The 27-year-old third baseman attributes his breakout to two factors: He’s playing every day, and he’s not stressing about things he can’t control.

“My mindset is a lot different,” Shaw told me earlier this week. “After what I went through last year, I needed to take a step back. There were some things I didn’t agree with, and there were some things I took the wrong way. I didn’t handle them very well

“I tried to play GM. I started reading into stuff — wondering why they’re doing this, why we’re doing that — and it ate at me. I worried about things I shouldn’t have worried about. In the second half, when I got to play, I felt like I had to get two or three hits to stay in the lineup. That didn’t bode well for my mental state, and it obviously didn’t work results-wise.”

The numbers bear that out. Productive prior to the all-star break, Shaw subsequently struggled to keep his head above water — he straddled the Mendoza Line in the second half — and frequently found himself on the bench. In early December, the Red Sox cut bait with their former ninth-round pick.

“I was a little shocked when I got traded, but at the same time, I wasn’t super surprised,” said Shaw. “I knew Pablo Sandoval was going to get another opportunity, so if there was going to be an odd man out, I was probably going to be it.”

A change of managers has been to his liking. While careful not to criticize John Farrell, Shaw’s critique of Craig Counsell is telling.

“Craig was a position player, and he’s more recently out of the game,” said Shaw. “He’s been through the grind as a starter and as a bench guy. I think position-player managers have a different vibe about them than pitcher managers. Craig is really laid back. He relates to his players really well.

“Guys have a little more free rein here — I have 10 stolen bases (in 10 attempts). They’ve given me a green light to steal if I want to. There’s a lot of trust from the manager that the team is going to make the right decisions.”

No green light with the Red Sox?

“I didn’t have a red light, but I was definitely a lot more cautious,” explained Shaw. “This year I’ve been more aggressive. I’ve been able to sneak up on some people.”

With plenty of help from Shaw, so have the Milwaukee Brewers.

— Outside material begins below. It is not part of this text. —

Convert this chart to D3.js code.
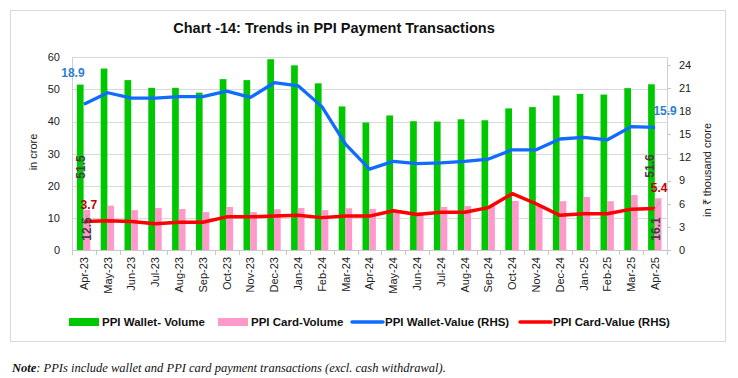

Prior to the start of the season, Arizona assistant GM Amiel Sawdaye spoke of the culture he and the rest of the D-Backs front office are working to build. Torey Lovullo — the postseason-bound ball club’s manager — echoed that message when I caught up with him a month ago.

This past week, I asked Milwaukee skipper Craig Counsell for his thoughts on culture building. Is it a tangible thing?

“We all try to create a good working environment, and a place where the players can be the best versions of themselves,” answered Counsell after a pause. “That’s a big part of our job. And the players try to create it for themselves, so that they can perform at their be. Everybody, in every organization… that’s what you’re trying to do. You’re never come up with some objective measurement of that, but you’re always going to work to do it.”


Count Adam Rosales among those who considers a winning culture real — he’s seeing it first hand, having been acquired by the Diamondbacks from the A’s at the July 31 trade deadline. Rosales told me in late August that he’s been impressed with what he’s seen with his new team.

“Most Major League Baseball clubs are very organized and very professional,” said Rosales. “But the Arizona Diamondbacks… I mean, the communication and leadership here are really strong. They make sure we know what we need to do on a daily basis. I’ve been around a bit (five teams over 10 seasons) and the way I see it, it’s the little things that make championship clubs.”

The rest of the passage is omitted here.